## Material for the task

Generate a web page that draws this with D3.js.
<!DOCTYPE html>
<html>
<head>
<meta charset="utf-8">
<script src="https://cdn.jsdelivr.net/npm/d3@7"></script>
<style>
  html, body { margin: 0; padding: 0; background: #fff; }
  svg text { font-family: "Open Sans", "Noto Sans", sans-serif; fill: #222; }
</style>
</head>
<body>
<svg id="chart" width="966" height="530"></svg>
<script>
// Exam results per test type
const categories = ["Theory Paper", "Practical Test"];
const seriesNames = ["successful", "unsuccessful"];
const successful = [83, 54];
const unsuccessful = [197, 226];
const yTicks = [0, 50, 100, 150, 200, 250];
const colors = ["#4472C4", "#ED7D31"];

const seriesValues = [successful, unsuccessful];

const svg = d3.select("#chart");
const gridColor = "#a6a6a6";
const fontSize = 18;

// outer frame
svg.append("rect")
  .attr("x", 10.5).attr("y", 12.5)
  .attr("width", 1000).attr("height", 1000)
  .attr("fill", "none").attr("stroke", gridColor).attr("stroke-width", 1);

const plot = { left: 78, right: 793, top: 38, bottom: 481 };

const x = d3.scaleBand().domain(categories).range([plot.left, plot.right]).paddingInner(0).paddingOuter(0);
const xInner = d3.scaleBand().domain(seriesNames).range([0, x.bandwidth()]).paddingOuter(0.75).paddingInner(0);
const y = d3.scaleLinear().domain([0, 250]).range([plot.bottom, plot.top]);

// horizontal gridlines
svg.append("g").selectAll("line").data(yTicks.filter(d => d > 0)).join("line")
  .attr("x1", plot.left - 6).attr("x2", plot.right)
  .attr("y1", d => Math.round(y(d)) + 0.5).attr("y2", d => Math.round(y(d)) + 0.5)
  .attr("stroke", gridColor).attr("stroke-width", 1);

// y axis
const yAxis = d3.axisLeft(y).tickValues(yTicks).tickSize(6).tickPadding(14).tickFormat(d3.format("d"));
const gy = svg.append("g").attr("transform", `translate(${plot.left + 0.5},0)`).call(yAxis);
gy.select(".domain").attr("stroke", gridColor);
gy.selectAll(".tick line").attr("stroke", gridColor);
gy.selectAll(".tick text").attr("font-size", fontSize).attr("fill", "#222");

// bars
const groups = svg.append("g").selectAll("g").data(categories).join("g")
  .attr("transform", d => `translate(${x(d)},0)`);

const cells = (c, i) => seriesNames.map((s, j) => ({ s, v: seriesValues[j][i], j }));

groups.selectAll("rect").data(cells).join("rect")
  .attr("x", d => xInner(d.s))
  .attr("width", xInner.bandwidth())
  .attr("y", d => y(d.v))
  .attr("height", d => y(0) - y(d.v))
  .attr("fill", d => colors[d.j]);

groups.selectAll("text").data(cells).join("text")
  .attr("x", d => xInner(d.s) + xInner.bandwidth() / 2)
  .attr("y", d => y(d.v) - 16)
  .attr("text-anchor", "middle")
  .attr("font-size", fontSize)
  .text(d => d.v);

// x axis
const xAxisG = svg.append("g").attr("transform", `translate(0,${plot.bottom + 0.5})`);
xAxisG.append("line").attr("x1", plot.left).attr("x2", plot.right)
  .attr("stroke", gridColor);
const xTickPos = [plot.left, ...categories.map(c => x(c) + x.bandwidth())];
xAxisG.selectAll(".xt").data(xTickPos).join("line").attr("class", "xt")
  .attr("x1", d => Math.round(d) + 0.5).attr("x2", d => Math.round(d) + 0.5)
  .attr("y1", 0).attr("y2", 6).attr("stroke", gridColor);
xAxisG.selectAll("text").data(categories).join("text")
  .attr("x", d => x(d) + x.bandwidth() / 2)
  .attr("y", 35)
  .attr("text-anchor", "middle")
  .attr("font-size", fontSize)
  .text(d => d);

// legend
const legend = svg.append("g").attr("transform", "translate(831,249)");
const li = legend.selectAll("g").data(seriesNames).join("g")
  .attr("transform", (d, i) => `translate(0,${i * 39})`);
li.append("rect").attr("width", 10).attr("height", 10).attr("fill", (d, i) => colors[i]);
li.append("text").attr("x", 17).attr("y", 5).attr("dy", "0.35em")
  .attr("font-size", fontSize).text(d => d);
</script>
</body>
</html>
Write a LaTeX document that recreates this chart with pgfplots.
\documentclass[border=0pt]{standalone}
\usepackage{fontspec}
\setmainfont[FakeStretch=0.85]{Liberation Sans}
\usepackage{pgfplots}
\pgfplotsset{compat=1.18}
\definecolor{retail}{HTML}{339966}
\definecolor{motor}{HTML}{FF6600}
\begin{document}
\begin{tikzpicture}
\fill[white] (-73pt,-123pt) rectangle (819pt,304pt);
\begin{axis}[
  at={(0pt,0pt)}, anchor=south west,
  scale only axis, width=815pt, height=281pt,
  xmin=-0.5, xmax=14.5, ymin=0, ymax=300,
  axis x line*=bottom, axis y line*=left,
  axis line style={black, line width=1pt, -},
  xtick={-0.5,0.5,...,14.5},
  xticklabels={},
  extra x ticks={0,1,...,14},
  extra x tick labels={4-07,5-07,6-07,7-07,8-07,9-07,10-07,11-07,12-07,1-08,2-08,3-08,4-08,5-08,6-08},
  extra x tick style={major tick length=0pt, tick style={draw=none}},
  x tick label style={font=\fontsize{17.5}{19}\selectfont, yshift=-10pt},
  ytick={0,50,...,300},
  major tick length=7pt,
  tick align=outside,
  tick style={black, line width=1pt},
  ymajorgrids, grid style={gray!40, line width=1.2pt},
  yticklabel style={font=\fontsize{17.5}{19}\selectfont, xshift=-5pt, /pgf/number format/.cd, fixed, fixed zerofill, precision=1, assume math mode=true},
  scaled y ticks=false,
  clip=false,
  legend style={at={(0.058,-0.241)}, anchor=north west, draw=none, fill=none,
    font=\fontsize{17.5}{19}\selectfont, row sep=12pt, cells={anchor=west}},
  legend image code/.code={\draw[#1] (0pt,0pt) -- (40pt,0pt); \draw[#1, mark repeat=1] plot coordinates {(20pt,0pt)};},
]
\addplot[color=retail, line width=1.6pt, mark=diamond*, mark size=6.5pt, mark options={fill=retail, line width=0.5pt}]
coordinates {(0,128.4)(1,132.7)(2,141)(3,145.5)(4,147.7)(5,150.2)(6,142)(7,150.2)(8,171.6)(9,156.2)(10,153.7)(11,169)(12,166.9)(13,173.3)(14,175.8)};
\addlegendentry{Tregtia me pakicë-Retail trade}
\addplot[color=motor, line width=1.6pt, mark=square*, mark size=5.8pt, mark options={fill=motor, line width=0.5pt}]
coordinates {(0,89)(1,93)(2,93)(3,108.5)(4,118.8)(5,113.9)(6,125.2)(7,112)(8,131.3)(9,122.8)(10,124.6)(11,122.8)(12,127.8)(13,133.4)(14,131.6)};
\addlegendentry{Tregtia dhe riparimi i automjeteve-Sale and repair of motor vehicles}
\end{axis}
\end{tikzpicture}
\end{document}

==

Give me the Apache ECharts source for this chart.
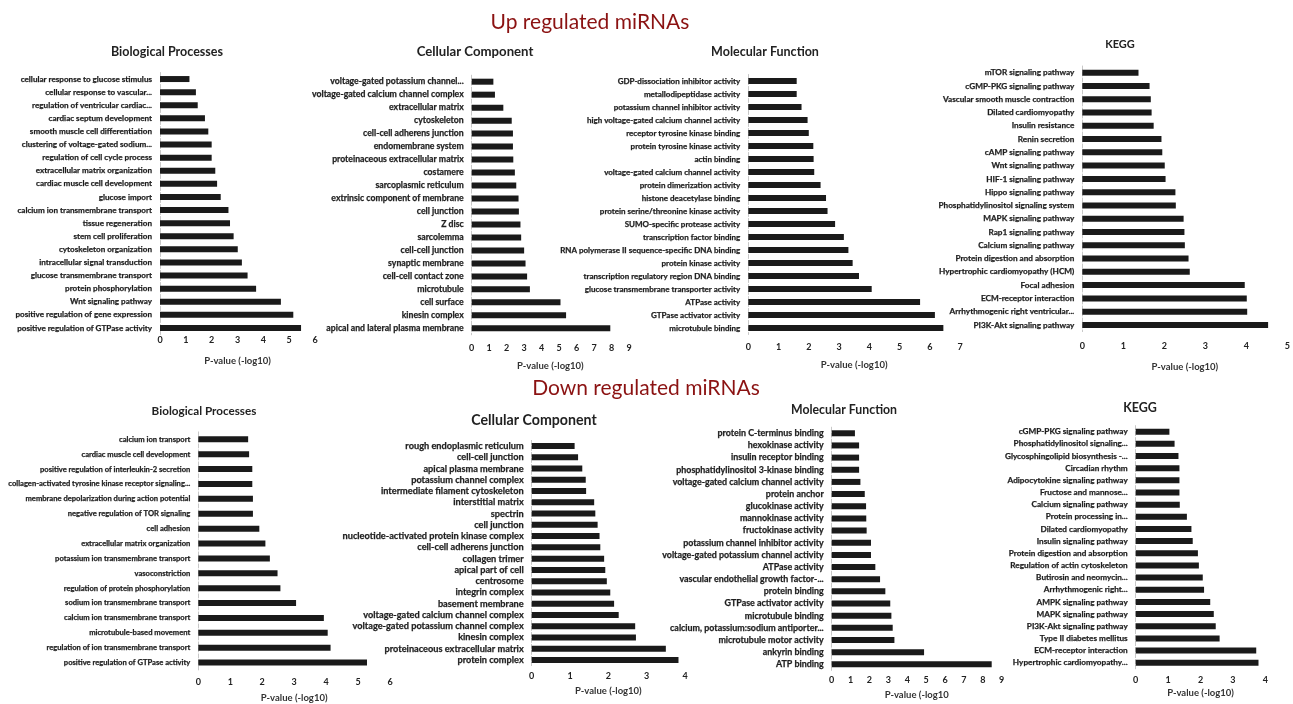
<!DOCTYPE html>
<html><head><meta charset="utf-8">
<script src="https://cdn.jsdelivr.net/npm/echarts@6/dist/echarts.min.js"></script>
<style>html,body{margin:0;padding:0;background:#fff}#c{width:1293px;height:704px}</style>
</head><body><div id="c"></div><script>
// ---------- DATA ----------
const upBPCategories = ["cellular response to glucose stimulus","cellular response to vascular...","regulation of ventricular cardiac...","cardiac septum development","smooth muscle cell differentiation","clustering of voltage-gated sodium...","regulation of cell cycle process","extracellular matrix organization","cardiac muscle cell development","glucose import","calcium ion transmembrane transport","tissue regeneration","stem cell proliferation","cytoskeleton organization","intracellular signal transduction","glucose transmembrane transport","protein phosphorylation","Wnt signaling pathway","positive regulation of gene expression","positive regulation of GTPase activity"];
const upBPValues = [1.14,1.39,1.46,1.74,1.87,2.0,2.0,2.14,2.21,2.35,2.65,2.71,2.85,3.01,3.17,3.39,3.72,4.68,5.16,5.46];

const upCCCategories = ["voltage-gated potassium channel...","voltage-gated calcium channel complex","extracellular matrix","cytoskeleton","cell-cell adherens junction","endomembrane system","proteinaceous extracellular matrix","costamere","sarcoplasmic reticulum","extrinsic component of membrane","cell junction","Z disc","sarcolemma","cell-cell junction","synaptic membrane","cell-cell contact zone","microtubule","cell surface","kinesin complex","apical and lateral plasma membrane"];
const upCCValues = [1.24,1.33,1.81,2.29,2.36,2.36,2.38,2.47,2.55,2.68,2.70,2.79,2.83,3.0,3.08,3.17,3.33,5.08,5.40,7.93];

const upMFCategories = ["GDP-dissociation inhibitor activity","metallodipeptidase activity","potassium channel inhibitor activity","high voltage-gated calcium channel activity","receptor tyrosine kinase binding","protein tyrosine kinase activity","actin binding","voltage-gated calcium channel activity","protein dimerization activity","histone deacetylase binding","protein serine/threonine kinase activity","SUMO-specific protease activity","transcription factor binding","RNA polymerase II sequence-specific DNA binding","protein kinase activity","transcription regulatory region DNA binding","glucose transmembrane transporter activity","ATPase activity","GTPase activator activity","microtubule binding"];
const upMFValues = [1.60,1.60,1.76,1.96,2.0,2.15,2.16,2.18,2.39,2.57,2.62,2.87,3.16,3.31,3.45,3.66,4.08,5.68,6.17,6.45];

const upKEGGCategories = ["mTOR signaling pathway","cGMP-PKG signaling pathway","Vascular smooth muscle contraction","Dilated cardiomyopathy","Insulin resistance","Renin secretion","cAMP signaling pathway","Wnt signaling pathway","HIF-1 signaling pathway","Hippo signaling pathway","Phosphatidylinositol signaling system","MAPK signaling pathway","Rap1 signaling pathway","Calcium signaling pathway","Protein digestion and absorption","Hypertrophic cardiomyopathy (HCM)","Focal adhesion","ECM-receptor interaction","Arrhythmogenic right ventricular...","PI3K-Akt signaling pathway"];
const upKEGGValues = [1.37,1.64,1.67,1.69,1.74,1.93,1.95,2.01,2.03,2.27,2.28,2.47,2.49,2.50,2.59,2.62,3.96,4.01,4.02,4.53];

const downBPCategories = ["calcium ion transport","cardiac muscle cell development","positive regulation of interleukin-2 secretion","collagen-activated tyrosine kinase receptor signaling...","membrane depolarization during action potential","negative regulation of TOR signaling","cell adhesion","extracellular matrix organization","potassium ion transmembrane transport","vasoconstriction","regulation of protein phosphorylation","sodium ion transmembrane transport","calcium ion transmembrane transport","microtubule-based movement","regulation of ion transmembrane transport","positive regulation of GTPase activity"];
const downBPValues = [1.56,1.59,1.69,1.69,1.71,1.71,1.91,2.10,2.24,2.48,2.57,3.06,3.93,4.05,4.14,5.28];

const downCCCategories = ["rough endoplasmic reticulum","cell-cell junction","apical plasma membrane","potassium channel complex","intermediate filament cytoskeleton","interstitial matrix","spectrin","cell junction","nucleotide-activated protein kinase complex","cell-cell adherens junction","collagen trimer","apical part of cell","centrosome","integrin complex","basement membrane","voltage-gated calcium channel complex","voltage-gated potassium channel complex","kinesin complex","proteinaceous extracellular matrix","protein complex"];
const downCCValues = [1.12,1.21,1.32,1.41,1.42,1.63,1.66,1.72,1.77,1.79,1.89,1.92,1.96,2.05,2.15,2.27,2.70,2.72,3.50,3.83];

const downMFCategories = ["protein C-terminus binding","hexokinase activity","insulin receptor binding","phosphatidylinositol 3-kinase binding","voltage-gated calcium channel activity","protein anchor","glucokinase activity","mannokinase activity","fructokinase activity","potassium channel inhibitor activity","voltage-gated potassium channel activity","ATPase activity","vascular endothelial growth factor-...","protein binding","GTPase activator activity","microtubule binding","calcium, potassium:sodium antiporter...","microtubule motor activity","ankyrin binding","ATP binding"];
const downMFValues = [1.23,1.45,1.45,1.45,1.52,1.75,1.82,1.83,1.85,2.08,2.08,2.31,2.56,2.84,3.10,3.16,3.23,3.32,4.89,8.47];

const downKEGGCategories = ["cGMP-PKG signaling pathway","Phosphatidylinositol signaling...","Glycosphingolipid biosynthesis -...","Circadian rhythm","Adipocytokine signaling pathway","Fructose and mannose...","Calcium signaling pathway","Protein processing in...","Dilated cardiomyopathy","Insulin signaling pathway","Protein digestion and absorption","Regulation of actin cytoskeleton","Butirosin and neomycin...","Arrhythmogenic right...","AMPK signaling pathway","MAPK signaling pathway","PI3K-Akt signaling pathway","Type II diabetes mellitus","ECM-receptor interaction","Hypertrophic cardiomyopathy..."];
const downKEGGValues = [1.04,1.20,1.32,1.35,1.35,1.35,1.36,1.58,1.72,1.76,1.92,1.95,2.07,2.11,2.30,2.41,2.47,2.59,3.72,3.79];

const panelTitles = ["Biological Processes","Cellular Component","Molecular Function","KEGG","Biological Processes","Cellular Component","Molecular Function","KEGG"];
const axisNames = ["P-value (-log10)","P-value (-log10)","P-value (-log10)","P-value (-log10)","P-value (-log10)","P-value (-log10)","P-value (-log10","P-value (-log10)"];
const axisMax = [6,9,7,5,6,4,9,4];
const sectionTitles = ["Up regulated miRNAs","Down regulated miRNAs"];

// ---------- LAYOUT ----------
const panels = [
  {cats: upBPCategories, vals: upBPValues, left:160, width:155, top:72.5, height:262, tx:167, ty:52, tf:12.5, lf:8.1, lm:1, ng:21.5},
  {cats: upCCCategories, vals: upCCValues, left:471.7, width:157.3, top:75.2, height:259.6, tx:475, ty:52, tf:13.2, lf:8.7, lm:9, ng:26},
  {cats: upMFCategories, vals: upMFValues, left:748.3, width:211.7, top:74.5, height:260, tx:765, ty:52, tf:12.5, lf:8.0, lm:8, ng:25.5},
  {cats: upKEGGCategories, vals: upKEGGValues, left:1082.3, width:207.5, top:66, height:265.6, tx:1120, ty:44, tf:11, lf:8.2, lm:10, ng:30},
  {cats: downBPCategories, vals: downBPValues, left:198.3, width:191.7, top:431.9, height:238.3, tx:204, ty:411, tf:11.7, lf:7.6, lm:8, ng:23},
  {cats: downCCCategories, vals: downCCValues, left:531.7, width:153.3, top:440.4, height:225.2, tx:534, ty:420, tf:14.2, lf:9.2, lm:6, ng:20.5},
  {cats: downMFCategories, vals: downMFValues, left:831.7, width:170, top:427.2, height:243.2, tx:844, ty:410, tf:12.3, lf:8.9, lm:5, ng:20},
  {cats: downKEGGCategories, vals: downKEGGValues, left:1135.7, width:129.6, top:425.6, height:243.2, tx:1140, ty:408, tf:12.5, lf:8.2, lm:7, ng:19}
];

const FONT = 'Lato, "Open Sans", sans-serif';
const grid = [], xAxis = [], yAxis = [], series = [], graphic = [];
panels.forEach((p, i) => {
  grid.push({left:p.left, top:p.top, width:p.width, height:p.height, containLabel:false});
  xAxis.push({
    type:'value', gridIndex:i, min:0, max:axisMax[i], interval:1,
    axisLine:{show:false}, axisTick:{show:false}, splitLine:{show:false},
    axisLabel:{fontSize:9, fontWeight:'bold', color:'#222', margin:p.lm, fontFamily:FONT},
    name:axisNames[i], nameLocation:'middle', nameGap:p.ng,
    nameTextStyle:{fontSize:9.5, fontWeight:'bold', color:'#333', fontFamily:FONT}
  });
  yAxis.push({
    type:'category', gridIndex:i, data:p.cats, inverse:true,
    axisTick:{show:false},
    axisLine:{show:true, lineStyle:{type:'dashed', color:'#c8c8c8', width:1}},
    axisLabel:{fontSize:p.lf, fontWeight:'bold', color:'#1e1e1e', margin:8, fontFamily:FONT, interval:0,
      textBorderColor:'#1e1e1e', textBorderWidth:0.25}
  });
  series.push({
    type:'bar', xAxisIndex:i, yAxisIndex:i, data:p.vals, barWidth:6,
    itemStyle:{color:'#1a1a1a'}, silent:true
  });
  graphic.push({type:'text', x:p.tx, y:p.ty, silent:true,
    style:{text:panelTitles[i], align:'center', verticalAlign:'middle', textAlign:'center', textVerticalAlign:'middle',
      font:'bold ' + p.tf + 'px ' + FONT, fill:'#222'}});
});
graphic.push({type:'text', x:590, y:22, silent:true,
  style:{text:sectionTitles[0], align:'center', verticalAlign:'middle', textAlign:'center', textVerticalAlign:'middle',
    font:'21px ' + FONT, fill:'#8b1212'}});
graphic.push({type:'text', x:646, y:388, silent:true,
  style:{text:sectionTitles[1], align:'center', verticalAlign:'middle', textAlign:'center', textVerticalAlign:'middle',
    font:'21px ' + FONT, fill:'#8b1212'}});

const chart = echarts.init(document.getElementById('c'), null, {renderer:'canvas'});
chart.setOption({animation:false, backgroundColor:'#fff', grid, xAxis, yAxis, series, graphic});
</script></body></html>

## What to do
Set down exactly the lines from the line that contains "Generate a web" to the line that contains "const fontSize = 18;", both lines included, and nothing more.

## Exercise result
Generate a web page that draws this with D3.js.
<!DOCTYPE html>
<html>
<head>
<meta charset="utf-8">
<script src="https://cdn.jsdelivr.net/npm/d3@7"></script>
<style>
  html, body { margin: 0; padding: 0; background: #fff; }
  svg text { font-family: "Open Sans", "Noto Sans", sans-serif; fill: #222; }
</style>
</head>
<body>
<svg id="chart" width="966" height="530"></svg>
<script>
// Exam results per test type
const categories = ["Theory Paper", "Practical Test"];
const seriesNames = ["successful", "unsuccessful"];
const successful = [83, 54];
const unsuccessful = [197, 226];
const yTicks = [0, 50, 100, 150, 200, 250];
const colors = ["#4472C4", "#ED7D31"];

const seriesValues = [successful, unsuccessful];

const svg = d3.select("#chart");
const gridColor = "#a6a6a6";
const fontSize = 18;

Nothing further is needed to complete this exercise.